======== DATA EXCERPT ========

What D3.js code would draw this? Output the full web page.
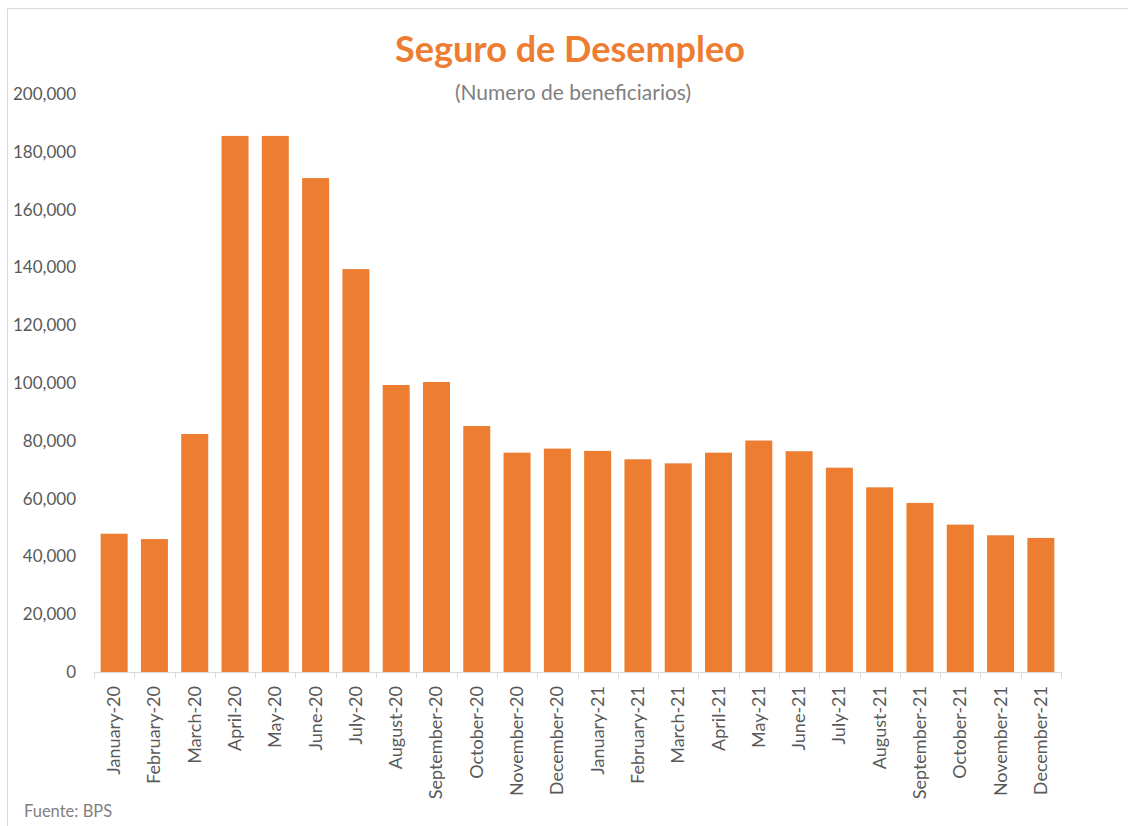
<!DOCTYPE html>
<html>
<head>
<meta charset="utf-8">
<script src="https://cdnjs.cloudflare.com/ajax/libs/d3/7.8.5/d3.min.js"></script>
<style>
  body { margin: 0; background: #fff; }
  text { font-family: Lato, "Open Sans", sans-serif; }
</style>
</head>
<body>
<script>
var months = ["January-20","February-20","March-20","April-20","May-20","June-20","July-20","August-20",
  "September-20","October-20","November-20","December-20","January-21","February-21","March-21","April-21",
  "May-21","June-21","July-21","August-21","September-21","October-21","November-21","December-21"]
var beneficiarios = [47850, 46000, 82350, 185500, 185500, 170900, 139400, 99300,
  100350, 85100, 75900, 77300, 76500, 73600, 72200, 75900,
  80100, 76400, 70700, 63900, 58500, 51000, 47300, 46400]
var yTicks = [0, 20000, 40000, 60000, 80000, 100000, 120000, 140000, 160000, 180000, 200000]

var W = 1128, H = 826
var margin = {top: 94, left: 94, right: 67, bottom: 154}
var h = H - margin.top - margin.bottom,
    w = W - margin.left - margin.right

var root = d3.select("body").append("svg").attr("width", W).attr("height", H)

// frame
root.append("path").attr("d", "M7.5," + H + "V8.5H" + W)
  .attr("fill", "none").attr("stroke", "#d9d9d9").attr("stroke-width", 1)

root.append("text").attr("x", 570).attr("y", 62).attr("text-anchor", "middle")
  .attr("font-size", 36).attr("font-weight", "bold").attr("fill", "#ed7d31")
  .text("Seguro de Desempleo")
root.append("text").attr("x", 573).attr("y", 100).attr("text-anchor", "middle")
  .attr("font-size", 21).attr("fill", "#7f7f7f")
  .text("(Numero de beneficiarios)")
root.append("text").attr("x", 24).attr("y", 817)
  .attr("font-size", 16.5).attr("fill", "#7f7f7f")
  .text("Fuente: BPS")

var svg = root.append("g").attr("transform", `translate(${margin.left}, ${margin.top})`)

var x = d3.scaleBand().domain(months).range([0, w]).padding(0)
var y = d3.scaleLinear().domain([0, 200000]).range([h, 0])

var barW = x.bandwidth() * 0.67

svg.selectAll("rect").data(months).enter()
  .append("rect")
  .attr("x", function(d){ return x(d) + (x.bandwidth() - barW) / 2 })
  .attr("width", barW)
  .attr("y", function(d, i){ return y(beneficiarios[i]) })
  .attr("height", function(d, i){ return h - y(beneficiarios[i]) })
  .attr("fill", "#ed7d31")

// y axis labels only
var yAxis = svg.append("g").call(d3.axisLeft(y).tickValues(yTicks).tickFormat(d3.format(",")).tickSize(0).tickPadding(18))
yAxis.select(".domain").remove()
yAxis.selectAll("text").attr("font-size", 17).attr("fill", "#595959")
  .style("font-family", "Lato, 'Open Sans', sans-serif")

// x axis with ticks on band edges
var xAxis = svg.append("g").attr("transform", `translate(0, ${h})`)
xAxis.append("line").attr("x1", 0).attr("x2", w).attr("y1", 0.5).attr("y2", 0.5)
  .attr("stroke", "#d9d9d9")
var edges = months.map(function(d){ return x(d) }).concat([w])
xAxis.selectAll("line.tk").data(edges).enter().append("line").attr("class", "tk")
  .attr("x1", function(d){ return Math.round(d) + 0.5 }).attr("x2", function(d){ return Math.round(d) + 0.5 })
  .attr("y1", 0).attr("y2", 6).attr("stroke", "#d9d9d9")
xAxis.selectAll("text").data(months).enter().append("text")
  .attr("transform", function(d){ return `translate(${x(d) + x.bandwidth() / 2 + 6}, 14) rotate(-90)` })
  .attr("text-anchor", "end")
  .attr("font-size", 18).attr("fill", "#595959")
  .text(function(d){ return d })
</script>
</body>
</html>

========

WHAT IS BEING ASKED:
The data above should be repeated exactly, minus any pictures.

THE SOLUTION:
What D3.js code would draw this? Output the full web page.
<!DOCTYPE html>
<html>
<head>
<meta charset="utf-8">
<script src="https://cdnjs.cloudflare.com/ajax/libs/d3/7.8.5/d3.min.js"></script>
<style>
  body { margin: 0; background: #fff; }
  text { font-family: Lato, "Open Sans", sans-serif; }
</style>
</head>
<body>
<script>
var months = ["January-20","February-20","March-20","April-20","May-20","June-20","July-20","August-20",
  "September-20","October-20","November-20","December-20","January-21","February-21","March-21","April-21",
  "May-21","June-21","July-21","August-21","September-21","October-21","November-21","December-21"]
var beneficiarios = [47850, 46000, 82350, 185500, 185500, 170900, 139400, 99300,
  100350, 85100, 75900, 77300, 76500, 73600, 72200, 75900,
  80100, 76400, 70700, 63900, 58500, 51000, 47300, 46400]
var yTicks = [0, 20000, 40000, 60000, 80000, 100000, 120000, 140000, 160000, 180000, 200000]

var W = 1128, H = 826
var margin = {top: 94, left: 94, right: 67, bottom: 154}
var h = H - margin.top - margin.bottom,
    w = W - margin.left - margin.right

var root = d3.select("body").append("svg").attr("width", W).attr("height", H)

// frame
root.append("path").attr("d", "M7.5," + H + "V8.5H" + W)
  .attr("fill", "none").attr("stroke", "#d9d9d9").attr("stroke-width", 1)

root.append("text").attr("x", 570).attr("y", 62).attr("text-anchor", "middle")
  .attr("font-size", 36).attr("font-weight", "bold").attr("fill", "#ed7d31")
  .text("Seguro de Desempleo")
root.append("text").attr("x", 573).attr("y", 100).attr("text-anchor", "middle")
  .attr("font-size", 21).attr("fill", "#7f7f7f")
  .text("(Numero de beneficiarios)")
root.append("text").attr("x", 24).attr("y", 817)
  .attr("font-size", 16.5).attr("fill", "#7f7f7f")
  .text("Fuente: BPS")

var svg = root.append("g").attr("transform", `translate(${margin.left}, ${margin.top})`)

var x = d3.scaleBand().domain(months).range([0, w]).padding(0)
var y = d3.scaleLinear().domain([0, 200000]).range([h, 0])

var barW = x.bandwidth() * 0.67

svg.selectAll("rect").data(months).enter()
  .append("rect")
  .attr("x", function(d){ return x(d) + (x.bandwidth() - barW) / 2 })
  .attr("width", barW)
  .attr("y", function(d, i){ return y(beneficiarios[i]) })
  .attr("height", function(d, i){ return h - y(beneficiarios[i]) })
  .attr("fill", "#ed7d31")

// y axis labels only
var yAxis = svg.append("g").call(d3.axisLeft(y).tickValues(yTicks).tickFormat(d3.format(",")).tickSize(0).tickPadding(18))
yAxis.select(".domain").remove()
yAxis.selectAll("text").attr("font-size", 17).attr("fill", "#595959")
  .style("font-family", "Lato, 'Open Sans', sans-serif")

// x axis with ticks on band edges
var xAxis = svg.append("g").attr("transform", `translate(0, ${h})`)
xAxis.append("line").attr("x1", 0).attr("x2", w).attr("y1", 0.5).attr("y2", 0.5)
  .attr("stroke", "#d9d9d9")
var edges = months.map(function(d){ return x(d) }).concat([w])
xAxis.selectAll("line.tk").data(edges).enter().append("line").attr("class", "tk")
  .attr("x1", function(d){ return Math.round(d) + 0.5 }).attr("x2", function(d){ return Math.round(d) + 0.5 })
  .attr("y1", 0).attr("y2", 6).attr("stroke", "#d9d9d9")
xAxis.selectAll("text").data(months).enter().append("text")
  .attr("transform", function(d){ return `translate(${x(d) + x.bandwidth() / 2 + 6}, 14) rotate(-90)` })
  .attr("text-anchor", "end")
  .attr("font-size", 18).attr("fill", "#595959")
  .text(function(d){ return d })
</script>
</body>
</html>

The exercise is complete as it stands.